4. Listen for when a current client praises you.

That is a perfect time to ask permission if you could ask them later for a short referral. Say something like,

"I appreciate knowing I've helped you. I will do my best on the rest of the project. At the end may I remind you and ask for a referral?"

The reason you ask to come back later is that clients are often uncomfortable giving a referral or testimonial until your work is complete.

5. Ask a satisfied client if you can talk to them on a video call.

Of course, you should let them know you are recording the call so you can review it.

When they get excited or complimentary about results, ask them if you could cut a short 1 or 2-minute snippet and use it as a video testimonial on your website. (Video testimonials are very powerful.)

6. When you finish a project, ask the client if they know anyone who may need your services.

During your After Action Review or Statement of Work review, listen for praise on reaching goals and objectives. Write those down. At the end of the AAR or SOW review, ask,

"You said ... Is there anyone you know who has similar projects you could refer me to?" or "Would it be Ok if I use that as a testimonial? I can write a short sample and forward it to you."

7. Thank people who refer you and reward them.

I'm ethically uncomfortable with financial rewards or discounts for referrals. But recognition and a thank you are always appreciated. This could be as simple as a handwritten note, do not email your thanks. Thank them for the referral and let them know how you appreciate it, and how you are helping the new client.

Stay in touch with your referral sources, and keep them updated on how you are helping the person they referred. This builds further trust and loyalty.

Showing your appreciation and gratitude does not have to be through discounts and money.

Thank You and Thanksgiving Berry Jam

My mom has a small blackberry farm in the Sierra Mountains in California.
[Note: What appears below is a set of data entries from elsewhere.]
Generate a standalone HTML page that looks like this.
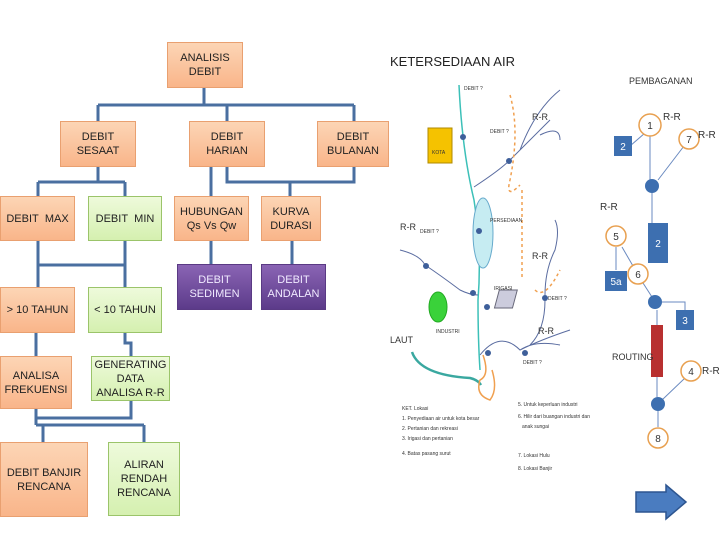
<!DOCTYPE html>
<html><head><meta charset="utf-8"><style>
body{margin:0;width:720px;height:540px;background:#fff;position:relative;overflow:hidden;font-family:"Liberation Sans",sans-serif}
.b{position:absolute;box-sizing:border-box;display:flex;align-items:center;justify-content:center;text-align:center;font-size:11px;line-height:14px;color:#222}
.o{background:linear-gradient(#fcd5b5,#f9b58a);border:1px solid #e9a070}
.g{background:linear-gradient(#eefadb,#d5f0b0);border:1px solid #9bc46a}
.p{background:linear-gradient(#8a64b4,#5c3b8a);border:1px solid #5a3a84;color:#f0eaff}
svg{position:absolute;left:0;top:0}
</style></head><body>
<svg width="720" height="540" font-family="Liberation Sans">
<g stroke="#4a6fa0" stroke-width="3" fill="none">
<path d="M204 88V105M98 105H354M98 105V121M227 105V121M354 105V121"/>
<path d="M98 167V182M38 182H125M38 182V196M125 182V196"/>
<path d="M211 167V196M227 167V182H354V167M290 182V196"/>
<path d="M211 241V264M292 241V264"/>
<path d="M38 241V287M125 241V287M38 265H125"/>
<path d="M36 333V356M125 333V343H131V356"/>
<path d="M36 409V425M36 418H131V401M36 425H144M43 425V442M144 425V442"/>
</g>
<text x="390" y="66" font-size="13" fill="#222">KETERSEDIAAN AIR</text>
<g fill="none" stroke-width="1.5">
<path d="M459 85 Q462 150 474 200 Q482 250 478 300 Q478 340 480 370" stroke="#3cc0b8"/>
<path d="M412 352 Q420 375 470 378 Q478 380 481 385" stroke="#3aa8a0" stroke-width="2.5"/>
<path d="M474 187 Q500 170 510 160 Q530 140 550 120 M520 150 Q535 110 560 90 M540 135 Q560 125 560 140" stroke="#5a6ca0" stroke-width="1"/>
<path d="M425 265 Q440 275 460 290 Q470 295 478 295 M400 250 Q420 255 425 265" stroke="#5a6ca0" stroke-width="1"/>
<path d="M480 355 Q500 330 520 350 Q540 340 570 330 M520 350 Q535 340 560 345" stroke="#5a6ca0" stroke-width="1"/>
<path d="M545 295 Q545 270 555 250 Q560 230 555 220 M545 300 Q545 330 530 345" stroke="#5a6ca0" stroke-width="1"/>
<path d="M510 95 Q520 130 510 180 Q505 200 520 185" stroke="#f0a050" stroke-dasharray="3,3"/>
<path d="M522 190 V280 M535 290 Q545 300 560 270" stroke="#f0a050" stroke-dasharray="3,3"/>
<path d="M483 355 Q490 375 480 380 Q475 395 490 400 Q498 390 492 370" stroke="#f0a050"/>
</g>
<rect x="428" y="128" width="24" height="35" fill="#f5c200" stroke="#b08a00"/>
<ellipse cx="483" cy="233" rx="10" ry="35" fill="#c6ecf2" stroke="#6ac"/>
<ellipse cx="438" cy="307" rx="9" ry="15" fill="#3ad23a" stroke="#2a2"/>
<rect x="497" y="290" width="18" height="18" fill="#ccd" stroke="#667" transform="skewX(-15) translate(80 0)"/>
<g fill="#3e5f9a"><circle cx="463" cy="137" r="3"/><circle cx="509" cy="161" r="3"/><circle cx="479" cy="231" r="3"/><circle cx="426" cy="266" r="3"/><circle cx="473" cy="293" r="3"/><circle cx="487" cy="307" r="3"/><circle cx="545" cy="298" r="3"/><circle cx="488" cy="353" r="3"/><circle cx="525" cy="353" r="3"/></g>
<g font-size="5" fill="#333"><text x="464" y="90">DEBIT ?</text><text x="490" y="133">DEBIT ?</text><text x="420" y="233">DEBIT ?</text><text x="490" y="222">PERSEDIAAN</text><text x="548" y="300">DEBIT ?</text><text x="523" y="364">DEBIT ?</text><text x="432" y="154">KOTA</text><text x="436" y="333">INDUSTRI</text><text x="494" y="290">IRIGASI</text></g>
<g font-size="9" fill="#333"><text x="532" y="120">R-R</text><text x="400" y="230">R-R</text><text x="532" y="259">R-R</text><text x="538" y="334">R-R</text><text x="390" y="343">LAUT</text></g>
<g font-size="5" fill="#333"><text x="402" y="410">KET. Lokasi</text><text x="402" y="420">1. Penyediaan air untuk kota besar</text><text x="402" y="430">2. Pertanian dan rekreasi</text><text x="402" y="440">3. Irigasi dan pertanian</text><text x="402" y="455">4. Batas pasang surut</text>
<text x="518" y="406">5. Untuk keperluan industri</text><text x="518" y="418">6. Hilir dari buangan industri dan</text><text x="522" y="428">anak sungai</text><text x="518" y="457">7. Lokasi Hulu</text><text x="518" y="470">8. Lokasi Banjir</text></g>
<text x="629" y="84" font-size="9" fill="#333">PEMBAGANAN</text>
<g stroke="#6a8ac0" stroke-width="1" fill="none"><path d="M650 136V180M645 133L630 146M684 146L658 180M652 193V223M622 247L633 266M616 247V270M643 283L652 297M661 302H685V310M657 310V325M657 377V397M685 378L662 400M658 411V427"/></g>
<g fill="#3d6fb0"><rect x="614" y="136" width="18" height="20"/><rect x="648" y="223" width="20" height="40"/><rect x="605" y="271" width="22" height="20"/><rect x="676" y="310" width="18" height="20"/><circle cx="652" cy="186" r="7"/><circle cx="655" cy="302" r="7"/><circle cx="658" cy="404" r="7"/></g>
<rect x="651" y="325" width="12" height="52" fill="#b83030"/>
<g fill="#fff" stroke="#e8a050" stroke-width="1.5"><circle cx="650" cy="125" r="11"/><circle cx="689" cy="139" r="10"/><circle cx="616" cy="236" r="10"/><circle cx="638" cy="274" r="10"/><circle cx="691" cy="371" r="10"/><circle cx="658" cy="438" r="10"/></g>
<g font-size="10" fill="#333" text-anchor="middle"><text x="650" y="129">1</text><text x="689" y="143">7</text><text x="616" y="240">5</text><text x="638" y="278">6</text><text x="691" y="375">4</text><text x="658" y="442">8</text></g>
<g font-size="10" fill="#fff" text-anchor="middle"><text x="623" y="150">2</text><text x="658" y="247">2</text><text x="616" y="285">5a</text><text x="685" y="324">3</text></g>
<g font-size="10" fill="#333"><text x="663" y="120">R-R</text><text x="698" y="138">R-R</text><text x="600" y="210">R-R</text><text x="702" y="374">R-R</text><text x="612" y="360" font-size="9">ROUTING</text></g>
<path d="M636 492H666V485L686 502L666 519V512H636Z" fill="#4a7cc0" stroke="#2d5590" stroke-width="1.5"/>
</svg>
<div class="b o" style="left:167px;top:42px;width:76px;height:46px">ANALISIS<br>DEBIT</div>
<div class="b o" style="left:60px;top:121px;width:76px;height:46px">DEBIT<br>SESAAT</div>
<div class="b o" style="left:189px;top:121px;width:76px;height:46px">DEBIT<br>HARIAN</div>
<div class="b o" style="left:317px;top:121px;width:72px;height:46px">DEBIT<br>BULANAN</div>
<div class="b o" style="left:0;top:196px;width:75px;height:45px">DEBIT&nbsp; MAX</div>
<div class="b g" style="left:88px;top:196px;width:74px;height:45px">DEBIT&nbsp; MIN</div>
<div class="b o" style="left:174px;top:196px;width:75px;height:45px">HUBUNGAN<br>Qs Vs Qw</div>
<div class="b o" style="left:261px;top:196px;width:60px;height:45px">KURVA<br>DURASI</div>
<div class="b p" style="left:177px;top:264px;width:75px;height:46px">DEBIT<br>SEDIMEN</div>
<div class="b p" style="left:261px;top:264px;width:65px;height:46px">DEBIT<br>ANDALAN</div>
<div class="b o" style="left:0;top:287px;width:75px;height:46px">&gt; 10 TAHUN</div>
<div class="b g" style="left:88px;top:287px;width:74px;height:46px">&lt; 10 TAHUN</div>
<div class="b o" style="left:0;top:356px;width:72px;height:53px">ANALISA<br>FREKUENSI</div>
<div class="b g" style="left:91px;top:356px;width:79px;height:45px">GENERATING<br>DATA<br>ANALISA R-R</div>
<div class="b o" style="left:0;top:442px;width:88px;height:75px">DEBIT BANJIR<br>RENCANA</div>
<div class="b g" style="left:108px;top:442px;width:72px;height:74px">ALIRAN<br>RENDAH<br>RENCANA</div>
</body></html>
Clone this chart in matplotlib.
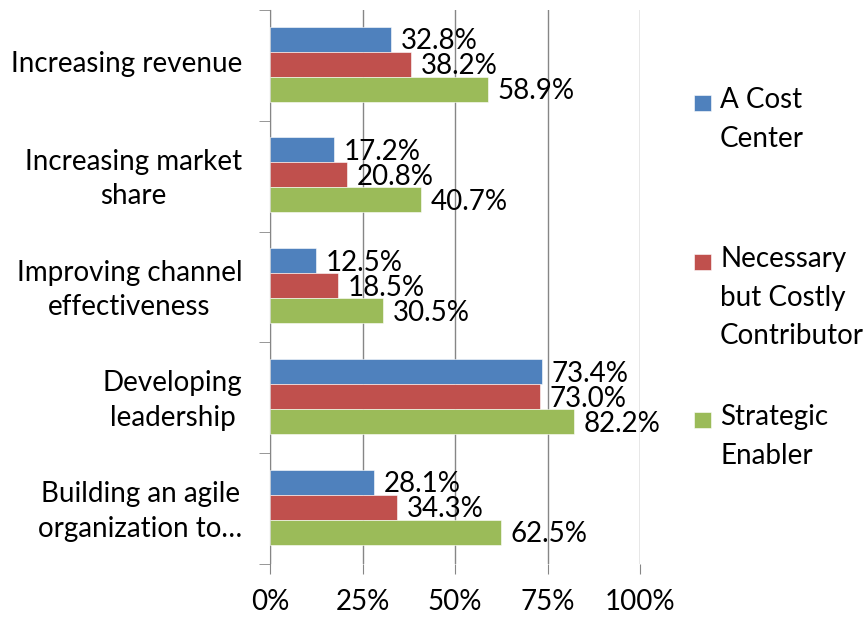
import matplotlib
matplotlib.use("Agg")
import numpy as np
from matplotlib import pyplot as plt
from matplotlib.patches import Rectangle
from matplotlib.transforms import ScaledTranslation

categories = [
    "Increasing revenue",
    "Increasing market\nshare",
    "Improving channel\neffectiveness",
    "Developing\nleadership",
    "Building an agile\norganization to\u2026",
]
series_names = ["A Cost\nCenter", "Necessary\nbut Costly\nContributor", "Strategic\nEnabler"]
cost_center = [32.8, 17.2, 12.5, 73.4, 28.1]
necessary = [38.2, 20.8, 18.5, 73.0, 34.3]
strategic = [58.9, 40.7, 30.5, 82.2, 62.5]
x_ticks = [0, 25, 50, 75, 100]
x_tick_labels = ["0%", "25%", "50%", "75%", "100%"]

colors = ["#4F81BD", "#C0504D", "#9BBB59"]
grey = "#868686"

plt.rcParams["font.family"] = ["Lato", "DejaVu Sans"]
fs = 20

fig = plt.figure(figsize=(8.63, 6.18), dpi=100)
ax = fig.add_axes([270 / 863, 1 - 564 / 618, 370 / 863, 554 / 618])

y = np.arange(len(categories))
h = 0.226
for i, vals in enumerate([cost_center, necessary, strategic]):
    pos = y + (i - 1) * h - 0.012
    ax.barh(pos, vals, height=h, color=colors[i], edgecolor="white", linewidth=0.4, zorder=3)
    for p, v in zip(pos, vals):
        ax.annotate(f"{v:.1f}%", (v, p), xytext=(7, -1.5), textcoords="offset points",
                    ha="left", va="center", fontsize=fs, zorder=4)

ax.set_xlim(0, 100)
ax.set_ylim(len(categories) - 0.5, -0.5)
ax.set_xticks(x_ticks)
ax.set_xticklabels(x_tick_labels, fontsize=fs)
ax.tick_params(axis="x", length=7, color=grey, pad=11)
ax.grid(axis="x", color=grey, linewidth=1, zorder=0)

ax.set_yticks(y)
ax.set_yticklabels(categories, fontsize=fs, multialignment="center", linespacing=1.4)
ax.tick_params(axis="y", length=0, pad=20)
shift = ScaledTranslation(0, 4 / 100, fig.dpi_scale_trans)
for lab in ax.get_yticklabels():
    lab.set_transform(lab.get_transform() + shift)
ax.set_yticks(np.arange(len(categories) + 1) - 0.5, minor=True)
ax.tick_params(axis="y", which="minor", length=8, color=grey)

for s in ["top", "right", "bottom"]:
    ax.spines[s].set_visible(False)
ax.spines["left"].set_color(grey)

# legend drawn by hand so the marker sits on the first text line
legend_y = [103, 262, 420]
for name, c, ly in zip(series_names, colors, legend_y):
    fig.patches.append(Rectangle((694 / 863, 1 - (ly + 8) / 618), 17 / 863, 16 / 618,
                                 transform=fig.transFigure, facecolor=c, edgecolor="white",
                                 linewidth=0.4))
    fig.text(720 / 863, 1 - (ly - 16) / 618, name, fontsize=fs, va="top", ha="left",
             linespacing=1.6)

fig.savefig("out.png", dpi=100)
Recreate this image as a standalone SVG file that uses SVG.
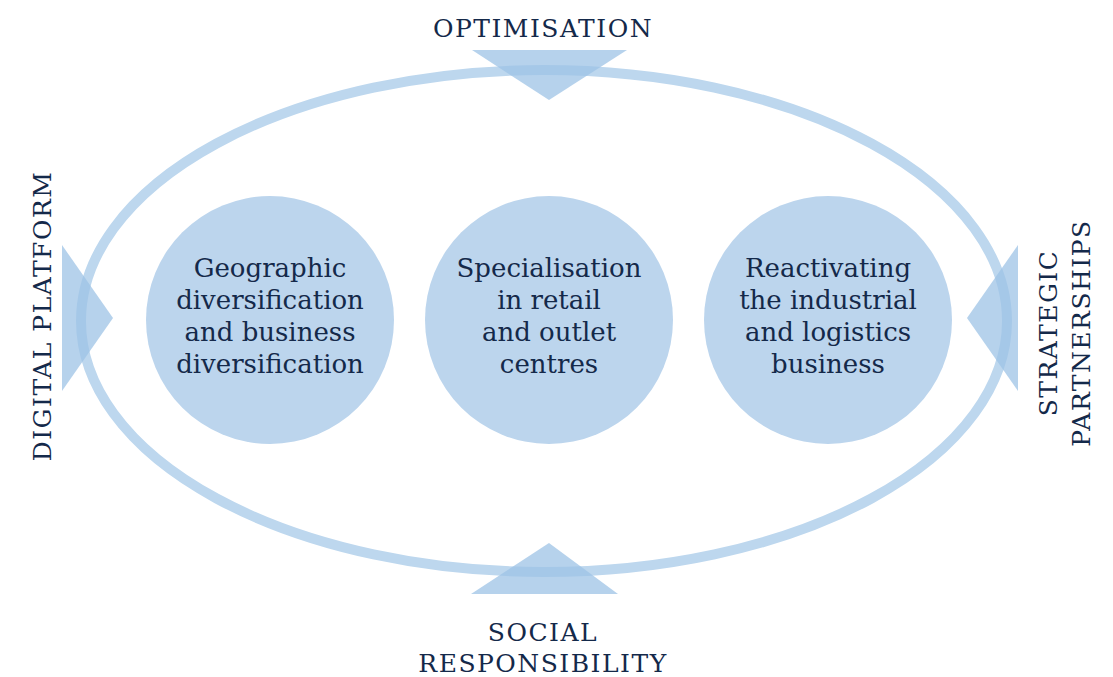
<svg xmlns="http://www.w3.org/2000/svg" width="1113" height="677" viewBox="0 0 1113 677">
<style>
.lbl{font-family:"DejaVu Serif","Liberation Serif",serif;font-size:25px;fill:#14294a;text-anchor:middle;letter-spacing:1.5px}
.ct{font-family:"DejaVu Serif","Liberation Serif",serif;font-size:26px;fill:#14294a;text-anchor:middle}
.circ{fill:#bcd5ed}
.tri{fill:#9dc3e6;opacity:0.75}
</style>
<rect width="1113" height="677" fill="#ffffff"/>
<g id="ring"><ellipse cx="544" cy="321" rx="463" ry="251" fill="none" stroke="#bdd7ee" stroke-width="10"/></g>
<g id="node-geo">
<circle class="circ" cx="270" cy="320" r="124"/>
<text class="ct"><tspan x="270" y="277">Geographic</tspan><tspan x="270" y="309">diversification</tspan><tspan x="270" y="341">and business</tspan><tspan x="270" y="373">diversification</tspan></text>
</g>
<g id="node-retail">
<circle class="circ" cx="549" cy="320" r="124"/>
<text class="ct"><tspan x="549" y="277">Specialisation</tspan><tspan x="549" y="309">in retail</tspan><tspan x="549" y="341">and outlet</tspan><tspan x="549" y="373">centres</tspan></text>
</g>
<g id="node-industrial">
<circle class="circ" cx="828" cy="320" r="124"/>
<text class="ct"><tspan x="828" y="277">Reactivating</tspan><tspan x="828" y="309">the industrial</tspan><tspan x="828" y="341">and logistics</tspan><tspan x="828" y="373">business</tspan></text>
</g>
<g id="connectors">
<polygon class="tri" points="472,50 627,50 549,100"/>
<polygon class="tri" points="471,594 618,594 549,543"/>
<polygon class="tri" points="62,245 62,391 113,318"/>
<polygon class="tri" points="1018,245 1018,391 967,318"/>
</g>
<g id="label-opt"><text class="lbl" x="543" y="37">OPTIMISATION</text></g>
<g id="label-social"><text class="lbl"><tspan x="543" y="641">SOCIAL</tspan><tspan x="543" y="672">RESPONSIBILITY</tspan></text></g>
<g id="label-digital"><text class="lbl" transform="translate(51,316) rotate(-90)" x="0" y="0">DIGITAL PLATFORM</text></g>
<g id="label-strategic"><text class="lbl" transform="translate(1057,333) rotate(-90)"><tspan x="0" y="0">STRATEGIC</tspan><tspan x="0" y="33">PARTNERSHIPS</tspan></text></g>
</svg>
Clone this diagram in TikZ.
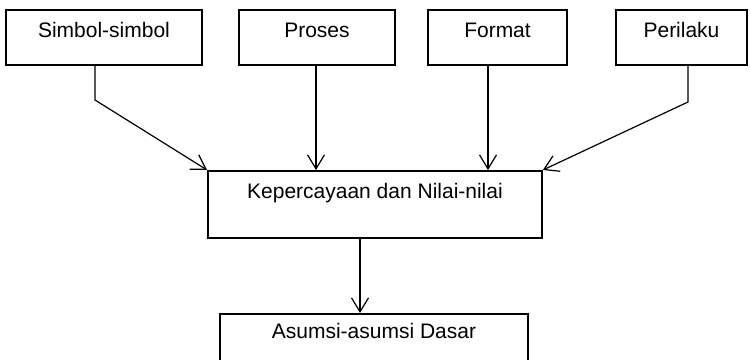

Although I'm prejudiced, her blackberry jam has to be one of the best in the world. Early in my consulting career, I was often in Seattle working with Microsoft Windows and Excel product managers. One year, a few weeks prior to Thanksgiving I sent jars of mom's fabulous blackberry jam to several product managers.

For years afterward when I walked down the halls at Microsoft someone would stop me and say, "That jam was incredible. Our whole family loved it. Thank you."

8. Build a network inside large clients and look for internal referrals.

Once the word of your good work spreads, managers and execs will start referring you internally.

At one large California client, I did a few free lunch-n-learn sessions and gave my phone number to a couple of their financial analysts if they had questions. Within two months I had been referred to the head of their training division for a long consulting and training project and had a retainer that lasted more than a year.

9. Network at industry events and meet-ups with past and current clients.

Conversations with satisfied clients sometimes turn into referrals. When a satisfied client introduces you to others in a group, the question often turns to, "How did you work together?"

Explain how you worked together using a variation of the Star Wars bar introduction in another blog.

Stay in touch with your referral sources, and keep them updated on the work you are doing that was referred.

Power Multipliers for Referrals

Here are a few hard-won tips that can help you get more impact out of your referrals.

  • Make it easy for people to refer you by providing clear examples and instructions on creating and sending a referral. Make sure you include a few short examples of referrals or testimonials, and your contact information so the person being referred can contact you.
  • Testimonials are like public referrals. A referral is from one person to another. Consider testimonials as though they are referrals to the general public that can be used in a public place like your website, LinkedIn, or other social media page.
  • Always post your best testimonials on your website and social media pages. Shorten them to no more than three sentences so they are quick to read and “punchy.” Testimonials are even more realistic when you include a video or photo of the person.
  • Write and practice a short script to get used to asking for a referral or testimonial. Practice it with a friend until it is fluid. Make sure you do this if you are a new consultant.
  • The most powerful referrals and testimonials are those from people and projects that are the same as the client you want to influence.
  • When you create example referrals or testimonials keep the samples short and simple. Use examples that illustrate your results and where possible, bottom-line impact, for example, cost savings, improved performance, tighter teamwork, etc.
  • Create a consulting profile on LinkedIn using one of the formats we teach in our Consulting Mastery program. Add testimonials you have received to validate your skills and experience.

What If the Client Does Not Want to Give a Referral?

Get feedback at critical points during your project. These critical points of success should be benchmarks in the Statement of Work you wrote with the client stakeholders.

During the project review, or at an After Action Review, when a stakeholder remarks that something was excellent, carefully ask questions like,

  • "Your recommendation would be powerful if we could use it in a testimonial."
  • "Are there other divisions that could use our services? If you can't think of one now, I'd sure appreciate hearing about them later."

If a client hesitates to give you a referral or testimonial, you should ask for more feedback.

If your client has serious hesitation about your work it might be a good time to dig in and find how you failed their expectations. Was there a failure in meeting expectations? Was it a miscommunication on the Statement of Work? Was it a failure of your consulting? 

Ask, “At what point in the project did you feel like we should have done better?” Be prepared for the feedback. Remember to take constructively and build from it.

Actively Search for Referrals

Keep referrals in mind. The minute you go into a review session or someone says, “Nice Job!” Get on your toes and watch for an opportunity to ask for a referral.

Create an action plan, I use American 3” X 5” notecards, and write down how you would ask for a referral. Review the card before going into a meeting where you might get a referral. After doing that a few times you won’t need the note card.

With the right mindset, being ready, and being polite, you will increase your chances of building rapport and getting referrals.

Take the initiative and build your referral network to grow your consulting business!